Commanders in Iraq have allowed little media coverage of the V-22s since their arrival, wanting to get crews used to their mission and to keep insurgents from targeting the planes for propaganda purposes. The planes have not come under direct fire, officials said.
Critics said the plane is lightly defended, with only one rear-mounted gun.
But Marines said the Osprey has enough power and speed to get out of a hostile zone faster than any helicopter, and the aircraft can fly higher, allowing it to be out of range of shoulder-fired missiles.
The Osprey seems to have become a favorite of commanders who need to get to places quickly, including Gen. David Petraeus, the top U.S. military commander in Iraq. Petraeus used one to fly around the country on Christmas Day to visit troops.

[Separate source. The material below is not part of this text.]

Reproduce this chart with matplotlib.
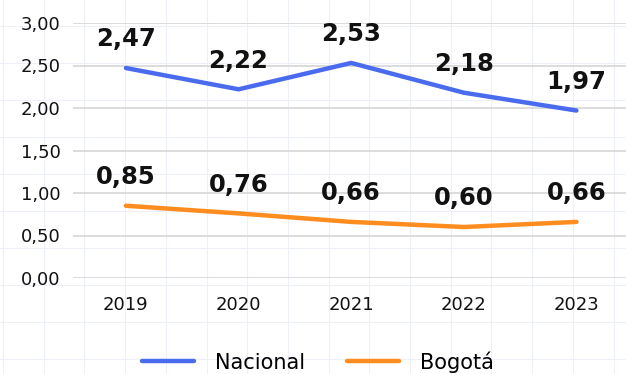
import numpy as np
import matplotlib
matplotlib.use("Agg")
import matplotlib.pyplot as plt
from matplotlib.lines import Line2D

years = ["2019", "2020", "2021", "2022", "2023"]
nacional = [2.47, 2.22, 2.53, 2.18, 1.97]
bogota = [0.85, 0.76, 0.66, 0.60, 0.66]
y_ticks = [0.0, 0.5, 1.0, 1.5, 2.0, 2.5, 3.0]

BLUE = "#4b6bef"
ORANGE = "#ff8c1f"
FONT = ["DejaVu Sans"]


def coma(v):
    return f"{v:.2f}".replace(".", ",")


W, H = 626, 374
fig = plt.figure(figsize=(W / 100, H / 100), dpi=100)
fig.patch.set_facecolor("white")

# faint sheet-style background grid
for px in np.arange(3, W, 40.7):
    fig.add_artist(Line2D([px / W, px / W], [0, 1], transform=fig.transFigure,
                          color="#eef0f8", lw=0.8, zorder=0))
for py in np.arange(26, H, 37):
    fig.add_artist(Line2D([0, 1], [1 - py / H, 1 - py / H], transform=fig.transFigure,
                          color="#eef0f8", lw=0.8, zorder=0))

ax = fig.add_axes([73 / W, 1 - 278 / H, (W - 73) / W, 255 / H])
ax.set_facecolor("none")

x = np.arange(len(years))
ax.plot(x, nacional, color=BLUE, lw=3.2, solid_capstyle="round", label="Nacional", zorder=3)
ax.plot(x, bogota, color=ORANGE, lw=3.2, solid_capstyle="round", label="Bogotá", zorder=3)

for series in (nacional, bogota):
    for xi, v in zip(x, series):
        ax.annotate(coma(v), (xi, v), xytext=(0, 12), textcoords="offset points",
                    ha="center", va="bottom", fontsize=17.5, fontweight="bold",
                    family=FONT, color="#111111")

ax.set_xlim(-0.47, 4.44)
ax.set_ylim(0, 3.0)
ax.set_yticks(y_ticks)
ax.set_yticklabels([coma(v) for v in y_ticks], family=FONT, fontsize=13, color="#111111")
ax.set_xticks(x)
ax.set_xticklabels(years, family=FONT, fontsize=13, color="#111111")
ax.tick_params(axis="both", length=0)
ax.tick_params(axis="y", pad=9)
ax.tick_params(axis="x", pad=13)
ax.yaxis.grid(True, color="#d9d9d9", lw=1.3, zorder=1)
ax.set_axisbelow(True)
for s in ax.spines.values():
    s.set_visible(False)

fig.legend(handles=ax.get_lines(), loc="center", bbox_to_anchor=(318 / W, 1 - 362 / H),
           ncol=2, frameon=False, handlelength=2.5, handletextpad=1.0, columnspacing=2.0,
           prop={"family": FONT, "size": 15})

fig.savefig("out.png", dpi=100, facecolor="white")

"Gen. Petraeus flew in the jump seat and was very impressed by the aircraft's capabilities," according to Col. Steve Boylan, a spokesman for the general.
"The rate of climb is exceptional, and it can fly about twice as fast as a Black Hawk [helicopter], without needing to refuel as frequently," Boylan said. "Beyond that, its automatic-hover capability for use in landing in very dusty conditions, even at night, is tremendous."
Petraeus chose the Osprey for that mission because it was the only aircraft in the inventory that could fly around the country without refueling and not rely on runways, Boylan said.
Despite glowing remarks from troops in Iraq, the planes have an overarching reliability problem, according to critics.
"The Marines will tell you it's a new plane, and all new aircraft have problems, but it's not a new plane; it's been around for a long time now," said Philip Coyle, former chief of the Pentagon's weapons testing division.
"It seems like every time one problem is fixed another one comes along, and I just don't think the program will be able to get over that."
Marines contend the planes have performed well, with six to eight aircraft out of 10 available at any one time.
No serious reports of mechanical problems have been reported with the planes in Iraq, according to Marine Corps officials in Washington, and a shortage of spare parts has been alleviated.
Critics such as Coyle said they aren't convinced the planes are the answer for the Marines.
"It has flown more than 2,000 hours in Iraq, but most of that has been carefully coordinated to minimize the risks," he said.
"The program is like a bad poker hand. They keep putting money into it when they should have spent it on a new helicopter system."
The Marine commands in Washington and Iraq said they do not let the critics faze them.